◆ Written instruction
Transcribe the listing verbatim. Do not carry over any pictures.

***** Source material

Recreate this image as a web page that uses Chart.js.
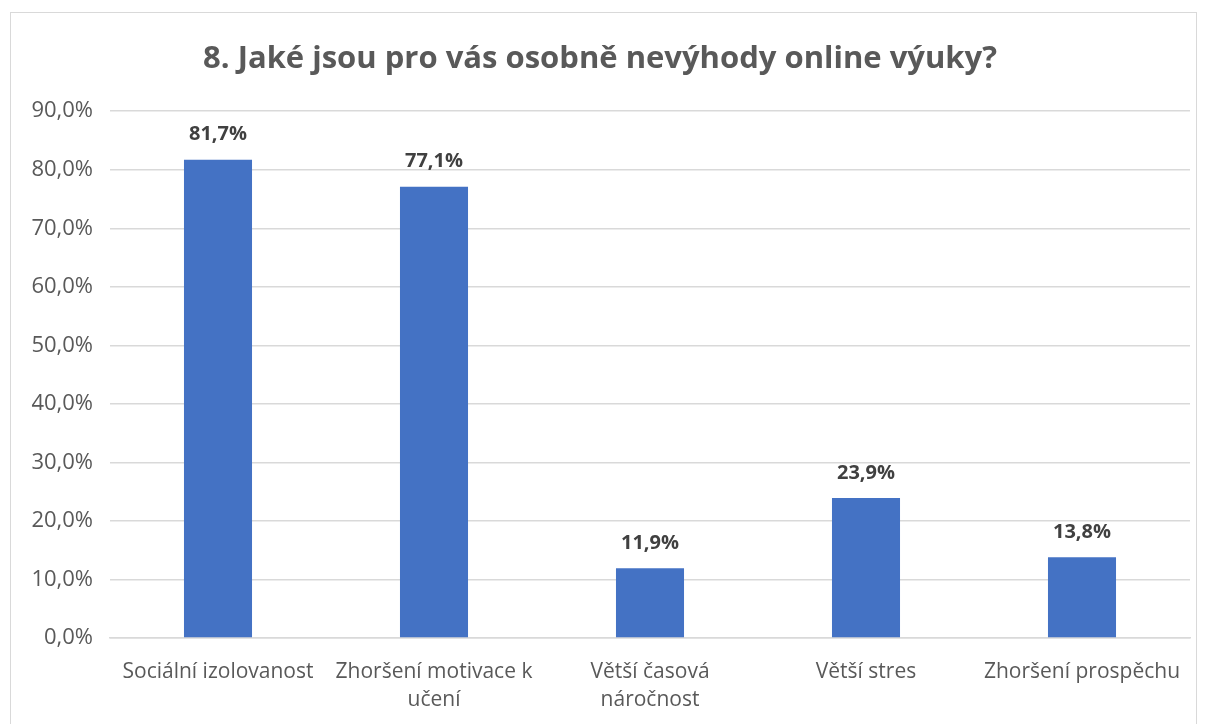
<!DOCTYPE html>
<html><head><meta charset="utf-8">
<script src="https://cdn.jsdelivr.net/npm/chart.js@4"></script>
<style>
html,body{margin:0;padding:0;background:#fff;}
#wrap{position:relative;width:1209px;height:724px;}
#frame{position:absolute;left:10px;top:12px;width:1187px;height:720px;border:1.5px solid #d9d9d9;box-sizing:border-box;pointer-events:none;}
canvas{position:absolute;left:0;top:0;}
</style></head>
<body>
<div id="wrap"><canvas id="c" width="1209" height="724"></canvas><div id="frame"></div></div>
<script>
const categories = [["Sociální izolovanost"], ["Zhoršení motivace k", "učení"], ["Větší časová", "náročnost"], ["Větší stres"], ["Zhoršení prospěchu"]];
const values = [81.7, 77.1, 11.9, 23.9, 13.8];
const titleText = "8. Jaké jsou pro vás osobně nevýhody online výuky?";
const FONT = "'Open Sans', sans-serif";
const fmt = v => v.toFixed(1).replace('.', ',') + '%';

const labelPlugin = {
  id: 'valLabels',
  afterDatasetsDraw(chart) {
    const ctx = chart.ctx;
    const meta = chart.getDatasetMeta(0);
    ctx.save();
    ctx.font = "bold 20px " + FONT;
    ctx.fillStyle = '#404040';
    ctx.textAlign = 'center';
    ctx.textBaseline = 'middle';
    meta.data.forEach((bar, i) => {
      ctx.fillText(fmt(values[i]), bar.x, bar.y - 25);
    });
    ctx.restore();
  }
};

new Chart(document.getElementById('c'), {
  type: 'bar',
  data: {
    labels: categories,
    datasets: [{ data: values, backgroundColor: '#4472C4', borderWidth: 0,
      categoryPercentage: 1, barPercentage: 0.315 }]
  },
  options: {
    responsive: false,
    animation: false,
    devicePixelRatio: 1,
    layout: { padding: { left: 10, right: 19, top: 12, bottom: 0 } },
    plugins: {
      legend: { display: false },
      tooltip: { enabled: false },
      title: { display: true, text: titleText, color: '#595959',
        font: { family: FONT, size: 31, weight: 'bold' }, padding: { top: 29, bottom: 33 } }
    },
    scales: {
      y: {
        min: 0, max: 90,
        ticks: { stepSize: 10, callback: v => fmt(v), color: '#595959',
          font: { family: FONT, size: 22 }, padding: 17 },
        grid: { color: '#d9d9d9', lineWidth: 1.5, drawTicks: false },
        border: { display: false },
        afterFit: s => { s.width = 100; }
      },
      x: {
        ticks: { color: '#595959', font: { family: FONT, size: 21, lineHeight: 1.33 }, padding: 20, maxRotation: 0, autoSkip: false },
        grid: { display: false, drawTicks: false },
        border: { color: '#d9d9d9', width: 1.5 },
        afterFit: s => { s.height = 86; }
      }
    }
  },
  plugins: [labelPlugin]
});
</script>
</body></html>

**********

◆ The answer
Recreate this image as a web page that uses Chart.js.
<!DOCTYPE html>
<html><head><meta charset="utf-8">
<script src="https://cdn.jsdelivr.net/npm/chart.js@4"></script>
<style>
html,body{margin:0;padding:0;background:#fff;}
#wrap{position:relative;width:1209px;height:724px;}
#frame{position:absolute;left:10px;top:12px;width:1187px;height:720px;border:1.5px solid #d9d9d9;box-sizing:border-box;pointer-events:none;}
canvas{position:absolute;left:0;top:0;}
</style></head>
<body>
<div id="wrap"><canvas id="c" width="1209" height="724"></canvas><div id="frame"></div></div>
<script>
const categories = [["Sociální izolovanost"], ["Zhoršení motivace k", "učení"], ["Větší časová", "náročnost"], ["Větší stres"], ["Zhoršení prospěchu"]];
const values = [81.7, 77.1, 11.9, 23.9, 13.8];
const titleText = "8. Jaké jsou pro vás osobně nevýhody online výuky?";
const FONT = "'Open Sans', sans-serif";
const fmt = v => v.toFixed(1).replace('.', ',') + '%';

const labelPlugin = {
  id: 'valLabels',
  afterDatasetsDraw(chart) {
    const ctx = chart.ctx;
    const meta = chart.getDatasetMeta(0);
    ctx.save();
    ctx.font = "bold 20px " + FONT;
    ctx.fillStyle = '#404040';
    ctx.textAlign = 'center';
    ctx.textBaseline = 'middle';
    meta.data.forEach((bar, i) => {
      ctx.fillText(fmt(values[i]), bar.x, bar.y - 25);
    });
    ctx.restore();
  }
};

new Chart(document.getElementById('c'), {
  type: 'bar',
  data: {
    labels: categories,
    datasets: [{ data: values, backgroundColor: '#4472C4', borderWidth: 0,
      categoryPercentage: 1, barPercentage: 0.315 }]
  },
  options: {
    responsive: false,
    animation: false,
    devicePixelRatio: 1,
    layout: { padding: { left: 10, right: 19, top: 12, bottom: 0 } },
    plugins: {
      legend: { display: false },
      tooltip: { enabled: false },
      title: { display: true, text: titleText, color: '#595959',
        font: { family: FONT, size: 31, weight: 'bold' }, padding: { top: 29, bottom: 33 } }
    },
    scales: {
      y: {
        min: 0, max: 90,
        ticks: { stepSize: 10, callback: v => fmt(v), color: '#595959',
          font: { family: FONT, size: 22 }, padding: 17 },
        grid: { color: '#d9d9d9', lineWidth: 1.5, drawTicks: false },
        border: { display: false },
        afterFit: s => { s.width = 100; }
      },
      x: {
        ticks: { color: '#595959', font: { family: FONT, size: 21, lineHeight: 1.33 }, padding: 20, maxRotation: 0, autoSkip: false },
        grid: { display: false, drawTicks: false },
        border: { color: '#d9d9d9', width: 1.5 },
        afterFit: s => { s.height = 86; }
      }
    }
  },
  plugins: [labelPlugin]
});
</script>
</body></html>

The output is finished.